▶ **EXERCISE GOAL**
Sort through the data and copy the lines holding the word "matplotlib".

--

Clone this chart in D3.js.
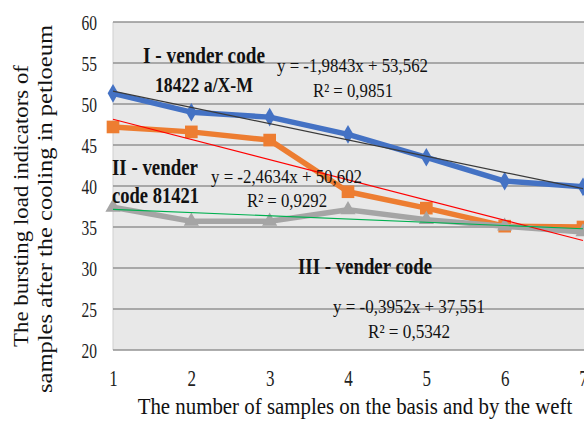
<!DOCTYPE html>
<html>
<head>
<meta charset="utf-8">
<script src="https://cdn.jsdelivr.net/npm/d3@7"></script>
<style>
  body { margin: 0; background: #fff; }
  svg text { font-family: "Liberation Serif", "DejaVu Serif", serif; }
</style>
</head>
<body>
<div id="chart"></div>
<script>
// samples 1..7
var samples = [1, 2, 3, 4, 5, 6, 7];
var code18422 = [51.3, 49.0, 48.4, 46.3, 43.5, 40.6, 39.9];
var code81421 = [47.2, 46.6, 45.6, 39.3, 37.3, 35.1, 35.0];
var code3 = [37.4, 35.7, 35.7, 37.1, 35.9, 35.1, 34.4];
var yTicks = [20, 25, 30, 35, 40, 45, 50, 55, 60];
// trendline coefficients as printed on the chart (slope, intercept)
var trend1 = [-1.9843, 53.562];
var trend2 = [-2.4634, 50.602];
var trend3 = [-0.3952, 37.551];

var width = 584, height = 423;
var svg = d3.select("#chart").append("svg")
    .attr("width", width)
    .attr("height", height);

var x = d3.scaleLinear().domain([1, 7]).range([113, 583]);
var y = d3.scaleLinear().domain([20, 60]).range([350, 22]);

// plot area
svg.append("rect")
    .attr("x", x(1)).attr("y", y(60))
    .attr("width", width - x(1)).attr("height", y(20) - y(60))
    .style("fill", "#e8e8e8");
svg.append("line")
    .attr("x1", x(1)).attr("x2", x(1))
    .attr("y1", y(60)).attr("y2", y(20))
    .style("stroke", "#cfcfcf");

svg.append("g").selectAll("line")
    .data(yTicks)
    .enter().append("line")
    .attr("x1", x(1)).attr("x2", width)
    .attr("y1", function (d) { return y(d); })
    .attr("y2", function (d) { return y(d); })
    .style("stroke", "#939393")
    .style("stroke-width", 1.5);

// axes labels (text squeezed horizontally like the original picture)
var yAxis = d3.axisLeft(y).tickValues(yTicks).tickSize(0).tickPadding(16);
var gy = svg.append("g").attr("transform", "translate(" + x(1) + ",0)").call(yAxis);
gy.select(".domain").remove();
gy.selectAll("text")
    .style("font-family", "Liberation Serif")
    .style("font-size", "22px")
    .attr("textLength", 15.5)
    .attr("lengthAdjust", "spacingAndGlyphs")
    .attr("fill", "#222");

var xAxis = d3.axisBottom(x).tickValues(samples).tickFormat(d3.format("d")).tickSize(0).tickPadding(20);
var gx = svg.append("g").attr("transform", "translate(0," + y(20) + ")").call(xAxis);
gx.select(".domain").remove();
gx.selectAll("text")
    .style("font-family", "Liberation Serif")
    .style("font-size", "23px")
    .attr("textLength", 8.5)
    .attr("lengthAdjust", "spacingAndGlyphs")
    .attr("fill", "#222");

// series
var series = [
    { values: code18422, color: "#4472c4", shape: d3.symbolDiamond, size: 100 },
    { values: code81421, color: "#ed7d31", shape: d3.symbolSquare, size: 160 },
    { values: code3, color: "#a5a5a5", shape: d3.symbolTriangle, size: 100 }
];

var line = d3.line()
    .x(function (d, i) { return x(samples[i]); })
    .y(function (d) { return y(d); });

series.forEach(function (s) {
    svg.append("path")
        .datum(s.values)
        .attr("d", line)
        .style("fill", "none")
        .style("stroke", s.color)
        .style("stroke-width", 5.5)
        .style("stroke-linejoin", "round");
    svg.append("g").selectAll("path")
        .data(s.values)
        .enter().append("path")
        .attr("d", d3.symbol().type(s.shape).size(s.size))
        .attr("transform", function (d, i) {
            return "translate(" + x(samples[i]) + "," + y(d) + ")";
        })
        .style("fill", s.color);
});

// trendlines
var trends = [
    { c: trend1, color: "#3a3a3a" },
    { c: trend2, color: "#ff0000" },
    { c: trend3, color: "#00b050" }
];
trends.forEach(function (t) {
    svg.append("line")
        .attr("x1", x(1)).attr("y1", y(t.c[0] * 1 + t.c[1]))
        .attr("x2", x(7)).attr("y2", y(t.c[0] * 7 + t.c[1]))
        .style("stroke", t.color)
        .style("stroke-width", 1.2);
});

// annotations: text, left x, baseline y, font size, width, bold
function label(txt, px, py, size, len, bold) {
    svg.append("text")
        .attr("x", px).attr("y", py)
        .attr("textLength", len)
        .attr("lengthAdjust", "spacingAndGlyphs")
        .style("font-size", size + "px")
        .style("font-weight", bold ? "bold" : "normal")
        .attr("fill", "#111")
        .text(txt);
}
label("I - vender code", 143, 63, 23, 122, true);
label("18422 a/X-M", 155, 92, 22, 98, true);
label("y = -1,9843x + 53,562", 277, 72, 19, 151, false);
label("R² = 0,9851", 313, 97, 19, 80, false);
label("II - vender", 112, 175, 23, 86, true);
label("code 81421", 112, 203, 23, 87, true);
label("y = -2,4634x + 50,602", 211, 183, 19, 151, false);
label("R² = 0,9292", 247, 207, 19, 80, false);
label("III - vender code", 298, 274, 23, 134, true);
label("y = -0,3952x + 37,551", 333, 313, 19, 152, false);
label("R² = 0,5342", 368, 338, 19, 82, false);

// axis titles
svg.append("text")
    .attr("transform", "translate(28,206) rotate(-90)")
    .attr("text-anchor", "middle")
    .attr("textLength", 282)
    .attr("lengthAdjust", "spacingAndGlyphs")
    .style("font-size", "21px")
    .attr("fill", "#111")
    .text("The bursting load indicators of");
svg.append("text")
    .attr("transform", "translate(52,209) rotate(-90)")
    .attr("text-anchor", "middle")
    .attr("textLength", 368)
    .attr("lengthAdjust", "spacingAndGlyphs")
    .style("font-size", "21px")
    .attr("fill", "#111")
    .text("samples after the cooling in petloeum");
svg.append("text")
    .attr("transform", "translate(355,414) scale(0.87,1)")
    .attr("text-anchor", "middle")
    .style("font-size", "24px")
    .attr("fill", "#111")
    .text("The number of samples on the basis and by the weft");
</script>
</body>
</html>
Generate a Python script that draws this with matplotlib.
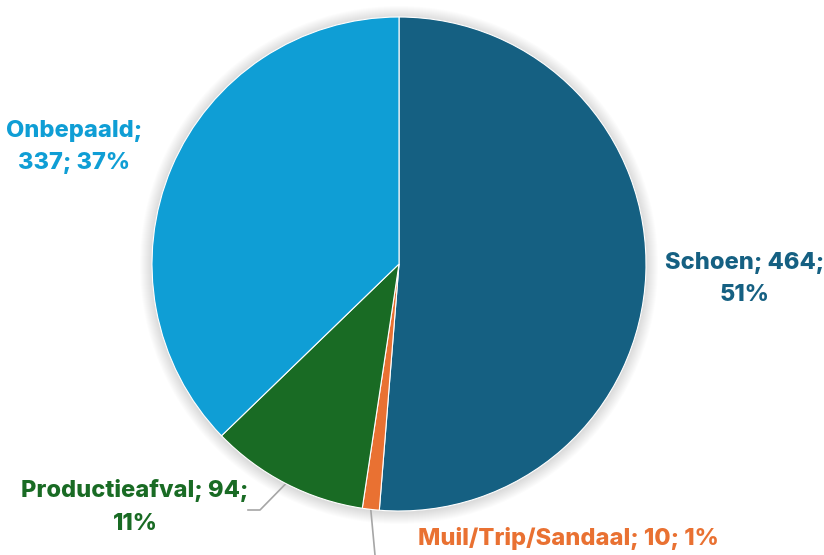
import numpy as np
import matplotlib.pyplot as plt
from matplotlib.patches import Circle

# data
labels = ["Schoen", "Muil/Trip/Sandaal", "Productieafval", "Onbepaald"]
values = [464, 10, 94, 337]
percents = ["51%", "1%", "11%", "37%"]
colors = ["#156082", "#E97132", "#196B24", "#0F9ED5"]

plt.rcParams['font.family'] = ['Inter', 'DejaVu Sans']

W, H = 824, 555
fig = plt.figure(figsize=(W / 100, H / 100), dpi=100)
ax = fig.add_axes([0, 0, 1, 1])
ax.set_xlim(0, W)
ax.set_ylim(0, H)
ax.set_aspect('equal')
ax.axis('off')

cx, cy, r = 399, H - 264, 247

# soft shadow
for i in range(12):
    ax.add_patch(Circle((cx, cy - 1), r + 12 - i, color='black', alpha=0.012, lw=0, zorder=0))

ax.pie(values, colors=colors, startangle=90, counterclock=False,
       center=(cx, cy), radius=r, frame=True,
       wedgeprops=dict(linewidth=0.8, edgecolor='white'))
ax.set_xlim(0, W)
ax.set_ylim(0, H)
ax.axis('off')

fs = 17
txt = dict(fontsize=fs, fontweight='heavy', ha='center', va='center', linespacing=1.62)
ax.text(74, H - 147, f"{labels[3]};\n{values[3]}; {percents[3]}", color=colors[3], **txt)
ax.text(745, H - 279, f"{labels[0]}; {values[0]};\n{percents[0]}", color=colors[0], **txt)
ax.text(135, H - 507, f"{labels[2]}; {values[2]};\n{percents[2]}", color=colors[2], **txt)
ax.text(568, H - 538, f"{labels[1]}; {values[1]}; {percents[1]}", color=colors[1], **txt)

# leader lines from wedge mid-angles
total = sum(values)
cum = np.cumsum([0] + values)
def edge_point(i):
    ang = np.deg2rad(90 - 360 * (cum[i] + values[i] / 2) / total)
    return cx + r * np.cos(ang), cy + r * np.sin(ang)

lc = "#A6A6A6"
x0, y0 = edge_point(2)
ax.plot([x0, 260, 248], [y0, H - 510, H - 510], color=lc, lw=1.2, zorder=0.5)
x1, y1 = edge_point(1)
ax.plot([x1, 375], [y1, 0], color=lc, lw=1.2, zorder=0.5)

fig.savefig("out.png", dpi=100)
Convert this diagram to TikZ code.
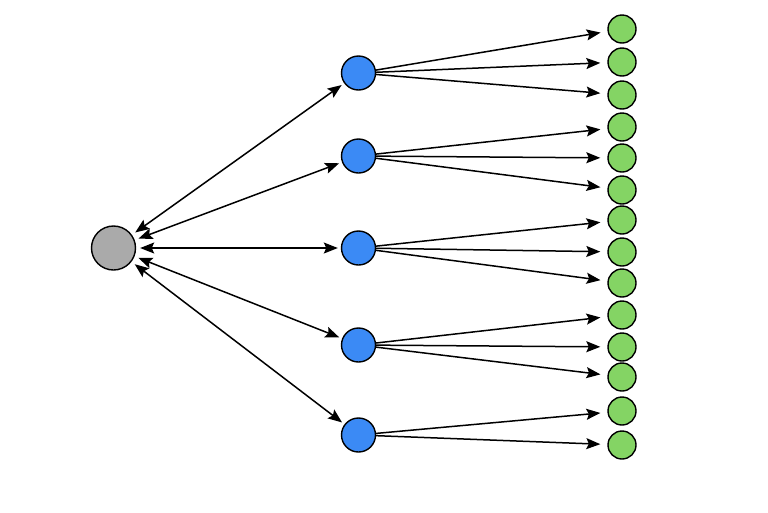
\documentclass[tikz,border=0pt]{standalone}
\usetikzlibrary{arrows.meta}
\definecolor{grayfill}{RGB}{170,170,170}
\definecolor{bluefill}{RGB}{59,138,245}
\definecolor{greenfill}{RGB}{132,212,100}
\begin{document}
\begin{tikzpicture}[x=1pt,y=-1pt,
  root/.style={circle,draw=black,line width=1.4pt,fill=grayfill,minimum size=44pt,inner sep=0pt},
  mid/.style={circle,draw=black,line width=1.4pt,fill=bluefill,minimum size=34pt,inner sep=0pt},
  leaf/.style={circle,draw=black,line width=1.4pt,fill=greenfill,minimum size=28pt,inner sep=0pt},
  tip/.tip={Stealth[length=14pt,width=11pt,inset=2.5pt]},
  link/.style={line width=1.5pt,-tip},
  both/.style={line width=1.5pt,tip-tip,shorten <=4pt,shorten >=3pt}]
\useasboundingbox[fill=white] (0,0) rectangle (768,512);
\node[root] (r) at (113.5,248) {};
\node[mid] (b1) at (358.5,73) {};
\node[mid] (b2) at (358.5,156) {};
\node[mid] (b3) at (358.5,248) {};
\node[mid] (b4) at (358.5,345) {};
\node[mid] (b5) at (358.5,435) {};
\foreach \i/\y in {1/29,2/62,3/95,4/127,5/158,6/190,7/220,8/252,9/283,10/315,11/347,12/377,13/411,14/445}
  \node[leaf] (g\i) at (622,\y) {};
\foreach \b in {1,...,5} \draw[both] (r) -- (b\b);
\foreach \b/\g in {1/1,1/2,1/3,2/4,2/5,2/6,3/7,3/8,3/9,4/10,4/11,4/12,5/13,5/14}
  \draw[link,shorten >=7pt] (b\b) -- (g\g);
\end{tikzpicture}
\end{document}
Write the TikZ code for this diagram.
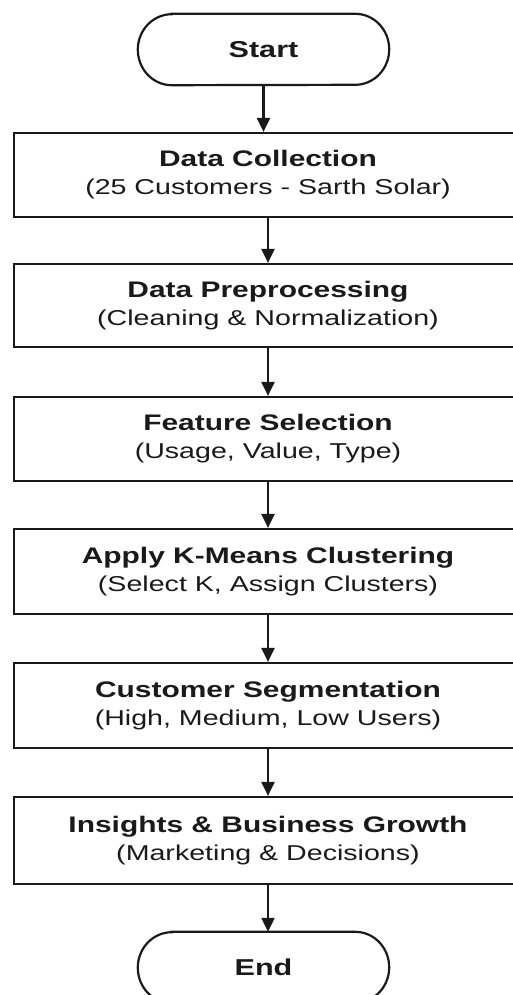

--

▶ **TASK SOLUTION**
Generate a Python script that draws this with matplotlib.
import matplotlib.pyplot as plt
from matplotlib.patches import Circle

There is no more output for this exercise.